— Written instruction —
Would you write out the listing verbatim and skip every picture in it?

(Plotting code records)
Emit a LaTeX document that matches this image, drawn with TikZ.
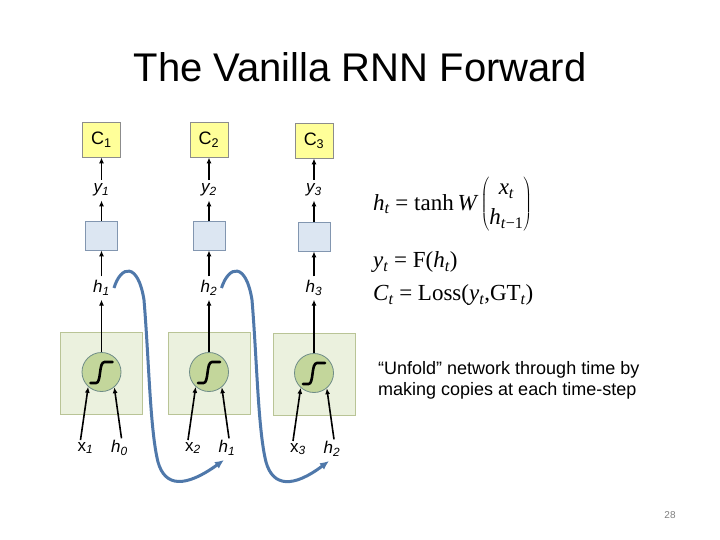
\documentclass[tikz,border=0pt]{standalone}
\usepackage{fontspec}
\setmainfont{Liberation Sans}
\newfontfamily\tnr{Liberation Serif}
\usetikzlibrary{arrows.meta,calc}
\definecolor{cyel}{RGB}{255,255,153}
\definecolor{cyelb}{RGB}{140,140,140}
\definecolor{cblu}{RGB}{220,230,242}
\definecolor{cblub}{RGB}{130,150,176}
\definecolor{cgrn}{RGB}{235,241,222}
\definecolor{cgrnb}{RGB}{185,196,150}
\definecolor{ccir}{RGB}{195,214,155}
\definecolor{ccirb}{RGB}{110,140,135}
\definecolor{carc}{RGB}{79,120,170}
\newcommand\mi[1]{{\itshape #1}}
\newcommand\sbi[1]{\textsubscript{\itshape #1}}
\begin{document}
\begin{tikzpicture}[x=1pt,y=-1pt,
  arr/.style={-{Latex[length=6pt,width=5pt]}, line width=1.6pt},
  barr/.style={-{Latex[length=9pt,width=8pt]}, line width=3pt, draw=carc},
  cbox/.style={draw=cyelb, fill=cyel, line width=0.8pt, minimum width=38pt, minimum height=35pt, inner sep=0pt, font=\fontsize{18}{20}\selectfont},
  bbox/.style={draw=cblub, fill=cblu, line width=0.8pt, minimum width=32pt, minimum height=29pt, inner sep=0pt},
  gbox/.style={draw=cgrnb, fill=cgrn, line width=0.8pt, minimum width=82pt, minimum height=82pt, inner sep=0pt},
  neuron/.style={circle, draw=ccirb, fill=ccir, line width=0.8pt, minimum size=39pt, inner sep=0pt},
  lbl/.style={font=\fontsize{17}{20}\selectfont, inner sep=4pt},
  eq/.style={anchor=west, inner sep=0pt, font=\tnr\fontsize{23}{27}\selectfont}]
\fill[white] (0,0) rectangle (720,540);
\useasboundingbox (0,0) rectangle (720,540);
\node[anchor=base, inner sep=0pt, font=\fontsize{40}{48}\selectfont] (title) at (360,82) {The Vanilla RNN Forward};
\foreach \i/\cx/\dy in {1/101.5/0, 2/209/0, 3/314/1}{
  \pgfmathtruncatemacro\j{\i-1}
  \node[cbox] (C\i) at (\cx,139.5+\dy) {C\textsubscript{\i}};
  \node[lbl] (y\i) at (\cx,190) {\mi{y}\sbi{\i}};
  \node[bbox] (b\i) at (\cx,235.5+\dy) {};
  \node[lbl] (hl\i) at (\cx,288) {\mi{h}\sbi{\i}};
  \node[gbox] (g\i) at (\cx,373+\dy) {};
  \node[neuron] (c\i) at (\cx,372+\dy) {};
  \draw[line width=2.6pt, line cap=round] ($(c\i)+(-11,11)$) -- ($(c\i)+(-5.5,11)$)
     .. controls ($(c\i)+(0,11)$) and ($(c\i)+(-3,-10)$) .. ($(c\i)+(3,-10)$) -- ($(c\i)+(11,-10)$);
  \node[lbl] (xin\i) at (\cx-16,448+\dy) {x\sbi{\i}};
  \node[lbl] (hin\i) at (\cx+18,448+\dy) {\mi{h}\sbi{\j}};
  \draw[arr] (y\i.north) -- (C\i.south);
  \draw[arr] (b\i.north) -- (y\i.south);
  \draw[arr] (hl\i.north) -- (b\i.south);
  \draw[arr] (c\i.north) -- (hl\i.south);
  \draw[arr] ($(xin\i.north)+(-5,2)$) -- (c\i.228);
  \draw[arr] ($(hin\i.north)+(2,2)$) -- (c\i.310);
}
\draw[barr] (hl1.east) .. controls (121,265) and (138,262) .. (144,300)
  .. controls (149,360) and (150,430) .. (158,462)
  .. controls (165,487) and (185,488) .. ($(hin2)+(-3,12)$);
\draw[barr] (hl2.east) .. controls (229,265) and (246,262) .. (252,300)
  .. controls (257,360) and (258,430) .. (266,462)
  .. controls (273,487) and (293,488) .. ($(hin3)+(-3,12)$);
\node[eq] (eq1) at (373,204) {\mi{h}\sbi{t} = tanh\,\mi{W}\,$\left(\vcenter{\hbox{\begin{tabular}{@{}c@{}}\mi{x}\sbi{t}\\[3pt] \mi{h}\sbi{t}\textsubscript{−1}\end{tabular}}}\right)$};
\node[eq] (eq2) at (373,262) {\mi{y}\sbi{t} = F(\mi{h}\sbi{t})};
\node[eq] (eq3) at (373,295) {\mi{C}\sbi{t} = Loss(\mi{y}\sbi{t},GT\sbi{t})};
\node[anchor=west, align=left, inner sep=0pt, font=\fontsize{18}{21}\selectfont] (note) at (378,380) {“Unfold” network through time by\\making copies at each time-step};
\node[inner sep=0pt, font=\fontsize{10}{12}\selectfont, text=gray] (pg) at (670,515) {28};
\end{tikzpicture}
\end{document}
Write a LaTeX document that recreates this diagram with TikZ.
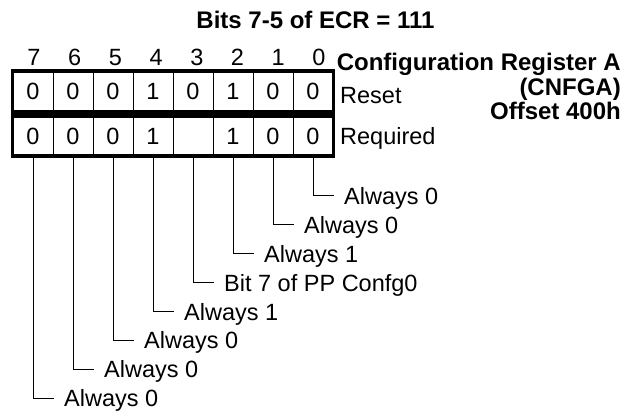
\documentclass[tikz,border=0pt]{standalone}
\usepackage{fontspec}
\setmainfont{Liberation Sans}
\usetikzlibrary{positioning}

\tikzset{
  bitzelle/.style={draw, line width=1pt, minimum width=40pt, minimum height=40pt, inner sep=0pt},
  beschr/.style={anchor=west, inner sep=0pt, text height=16.8pt, text depth=0pt},
  fett/.style={font=\fontsize{24}{28}\selectfont\bfseries, inner sep=0pt},
}

\begin{document}
\begin{tikzpicture}[x=1pt, y=-1pt, font=\fontsize{23.5}{27}\selectfont]
        \useasboundingbox (0,0) rectangle (636,411);

        % Titel
        \node[fett, anchor=base] (titel) at (315.5,28.5) {Bits 7-5 of ECR = 111};

        % Registername
        \node[fett, anchor=base east] (regA) at (621,71) {Configuration Register A};
        \node[fett, anchor=base east] (regB) at (621,95.5) {(CNFGA)};
        \node[fett, anchor=base east] (regC) at (621,120) {Offset 400h};

        % Bitnummern
        \foreach \b in {0,...,7} {
                \node[anchor=base, inner sep=0pt] (nr\b) at ({34+40.7*(7-\b)},66) {\b};
            }

        % Zellen Reset / Required
        \foreach \b/\r/\q in {7/0/0, 6/0/0, 5/0/0, 4/1/1, 3/0/{}, 2/1/1, 1/0/0, 0/0/0} {
                \node[bitzelle] (reset\b) at ({33+40*(7-\b)},91.5) {\r};
                \node[bitzelle, minimum height=39pt] (req\b) at ({33+40*(7-\b)},136) {\q};
            }
        \draw[line width=3.3pt] (reset7.north west) rectangle (reset0.south east);
        \draw[line width=3.3pt] (req7.north west) rectangle (req0.south east);

        \node[beschr] (reset) at (340,95) {Reset};
        \node[beschr] (required) at (340,136.5) {Required};

        % Zuleitungen
        \foreach \b/\txt in {0/Always 0, 1/Always 0, 2/Always 1, 3/Bit 7 of PP Confg0,
                4/Always 1, 5/Always 0, 6/Always 0, 7/Always 0} {
                \node[beschr] (hinweis\b) at ({33+40*(7-\b)+31},{196+28.9*\b}) {\txt};
                \draw[line width=1pt] (req\b.south) |- ([xshift=-10.5pt]hinweis\b.west);
            }

    \end{tikzpicture}
\end{document}
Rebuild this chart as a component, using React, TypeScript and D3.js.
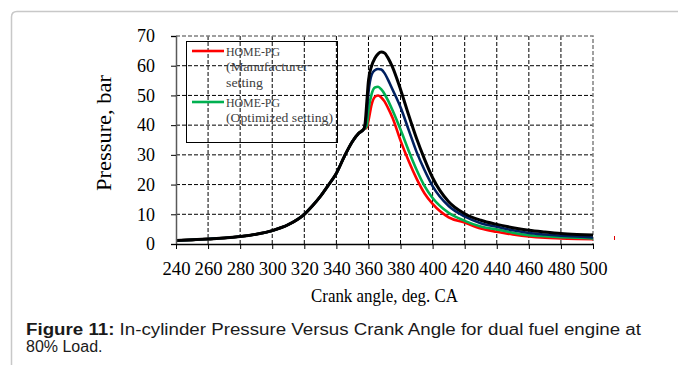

— Written solution —
Emit a LaTeX document that matches this image, drawn with TikZ.
\documentclass[tikz,border=0pt]{standalone}
\usepackage{fontspec}
\setmainfont{Liberation Sans}
\newfontfamily\tnr{Liberation Serif}
\usetikzlibrary{arrows.meta,calc}
\definecolor{cyel}{RGB}{255,255,153}
\definecolor{cyelb}{RGB}{140,140,140}
\definecolor{cblu}{RGB}{220,230,242}
\definecolor{cblub}{RGB}{130,150,176}
\definecolor{cgrn}{RGB}{235,241,222}
\definecolor{cgrnb}{RGB}{185,196,150}
\definecolor{ccir}{RGB}{195,214,155}
\definecolor{ccirb}{RGB}{110,140,135}
\definecolor{carc}{RGB}{79,120,170}
\newcommand\mi[1]{{\itshape #1}}
\newcommand\sbi[1]{\textsubscript{\itshape #1}}
\begin{document}
\begin{tikzpicture}[x=1pt,y=-1pt,
  arr/.style={-{Latex[length=6pt,width=5pt]}, line width=1.6pt},
  barr/.style={-{Latex[length=9pt,width=8pt]}, line width=3pt, draw=carc},
  cbox/.style={draw=cyelb, fill=cyel, line width=0.8pt, minimum width=38pt, minimum height=35pt, inner sep=0pt, font=\fontsize{18}{20}\selectfont},
  bbox/.style={draw=cblub, fill=cblu, line width=0.8pt, minimum width=32pt, minimum height=29pt, inner sep=0pt},
  gbox/.style={draw=cgrnb, fill=cgrn, line width=0.8pt, minimum width=82pt, minimum height=82pt, inner sep=0pt},
  neuron/.style={circle, draw=ccirb, fill=ccir, line width=0.8pt, minimum size=39pt, inner sep=0pt},
  lbl/.style={font=\fontsize{17}{20}\selectfont, inner sep=4pt},
  eq/.style={anchor=west, inner sep=0pt, font=\tnr\fontsize{23}{27}\selectfont}]
\fill[white] (0,0) rectangle (720,540);
\useasboundingbox (0,0) rectangle (720,540);
\node[anchor=base, inner sep=0pt, font=\fontsize{40}{48}\selectfont] (title) at (360,82) {The Vanilla RNN Forward};
\foreach \i/\cx/\dy in {1/101.5/0, 2/209/0, 3/314/1}{
  \pgfmathtruncatemacro\j{\i-1}
  \node[cbox] (C\i) at (\cx,139.5+\dy) {C\textsubscript{\i}};
  \node[lbl] (y\i) at (\cx,190) {\mi{y}\sbi{\i}};
  \node[bbox] (b\i) at (\cx,235.5+\dy) {};
  \node[lbl] (hl\i) at (\cx,288) {\mi{h}\sbi{\i}};
  \node[gbox] (g\i) at (\cx,373+\dy) {};
  \node[neuron] (c\i) at (\cx,372+\dy) {};
  \draw[line width=2.6pt, line cap=round] ($(c\i)+(-11,11)$) -- ($(c\i)+(-5.5,11)$)
     .. controls ($(c\i)+(0,11)$) and ($(c\i)+(-3,-10)$) .. ($(c\i)+(3,-10)$) -- ($(c\i)+(11,-10)$);
  \node[lbl] (xin\i) at (\cx-16,448+\dy) {x\sbi{\i}};
  \node[lbl] (hin\i) at (\cx+18,448+\dy) {\mi{h}\sbi{\j}};
  \draw[arr] (y\i.north) -- (C\i.south);
  \draw[arr] (b\i.north) -- (y\i.south);
  \draw[arr] (hl\i.north) -- (b\i.south);
  \draw[arr] (c\i.north) -- (hl\i.south);
  \draw[arr] ($(xin\i.north)+(-5,2)$) -- (c\i.228);
  \draw[arr] ($(hin\i.north)+(2,2)$) -- (c\i.310);
}
\draw[barr] (hl1.east) .. controls (121,265) and (138,262) .. (144,300)
  .. controls (149,360) and (150,430) .. (158,462)
  .. controls (165,487) and (185,488) .. ($(hin2)+(-3,12)$);
\draw[barr] (hl2.east) .. controls (229,265) and (246,262) .. (252,300)
  .. controls (257,360) and (258,430) .. (266,462)
  .. controls (273,487) and (293,488) .. ($(hin3)+(-3,12)$);
\node[eq] (eq1) at (373,204) {\mi{h}\sbi{t} = tanh\,\mi{W}\,$\left(\vcenter{\hbox{\begin{tabular}{@{}c@{}}\mi{x}\sbi{t}\\[3pt] \mi{h}\sbi{t}\textsubscript{−1}\end{tabular}}}\right)$};
\node[eq] (eq2) at (373,262) {\mi{y}\sbi{t} = F(\mi{h}\sbi{t})};
\node[eq] (eq3) at (373,295) {\mi{C}\sbi{t} = Loss(\mi{y}\sbi{t},GT\sbi{t})};
\node[anchor=west, align=left, inner sep=0pt, font=\fontsize{18}{21}\selectfont] (note) at (378,380) {“Unfold” network through time by\\making copies at each time-step};
\node[inner sep=0pt, font=\fontsize{10}{12}\selectfont, text=gray] (pg) at (670,515) {28};
\end{tikzpicture}
\end{document}
Write a LaTeX document that recreates this diagram with TikZ.
\documentclass[tikz,border=0pt]{standalone}
\usepackage{fontspec}
\setmainfont{Liberation Sans}
\usetikzlibrary{positioning}

\tikzset{
  bitzelle/.style={draw, line width=1pt, minimum width=40pt, minimum height=40pt, inner sep=0pt},
  beschr/.style={anchor=west, inner sep=0pt, text height=16.8pt, text depth=0pt},
  fett/.style={font=\fontsize{24}{28}\selectfont\bfseries, inner sep=0pt},
}

\begin{document}
\begin{tikzpicture}[x=1pt, y=-1pt, font=\fontsize{23.5}{27}\selectfont]
        \useasboundingbox (0,0) rectangle (636,411);

        % Titel
        \node[fett, anchor=base] (titel) at (315.5,28.5) {Bits 7-5 of ECR = 111};

        % Registername
        \node[fett, anchor=base east] (regA) at (621,71) {Configuration Register A};
        \node[fett, anchor=base east] (regB) at (621,95.5) {(CNFGA)};
        \node[fett, anchor=base east] (regC) at (621,120) {Offset 400h};

        % Bitnummern
        \foreach \b in {0,...,7} {
                \node[anchor=base, inner sep=0pt] (nr\b) at ({34+40.7*(7-\b)},66) {\b};
            }

        % Zellen Reset / Required
        \foreach \b/\r/\q in {7/0/0, 6/0/0, 5/0/0, 4/1/1, 3/0/{}, 2/1/1, 1/0/0, 0/0/0} {
                \node[bitzelle] (reset\b) at ({33+40*(7-\b)},91.5) {\r};
                \node[bitzelle, minimum height=39pt] (req\b) at ({33+40*(7-\b)},136) {\q};
            }
        \draw[line width=3.3pt] (reset7.north west) rectangle (reset0.south east);
        \draw[line width=3.3pt] (req7.north west) rectangle (req0.south east);

        \node[beschr] (reset) at (340,95) {Reset};
        \node[beschr] (required) at (340,136.5) {Required};

        % Zuleitungen
        \foreach \b/\txt in {0/Always 0, 1/Always 0, 2/Always 1, 3/Bit 7 of PP Confg0,
                4/Always 1, 5/Always 0, 6/Always 0, 7/Always 0} {
                \node[beschr] (hinweis\b) at ({33+40*(7-\b)+31},{196+28.9*\b}) {\txt};
                \draw[line width=1pt] (req\b.south) |- ([xshift=-10.5pt]hinweis\b.west);
            }

    \end{tikzpicture}
\end{document}
Rebuild this chart as a component, using React, TypeScript and D3.js.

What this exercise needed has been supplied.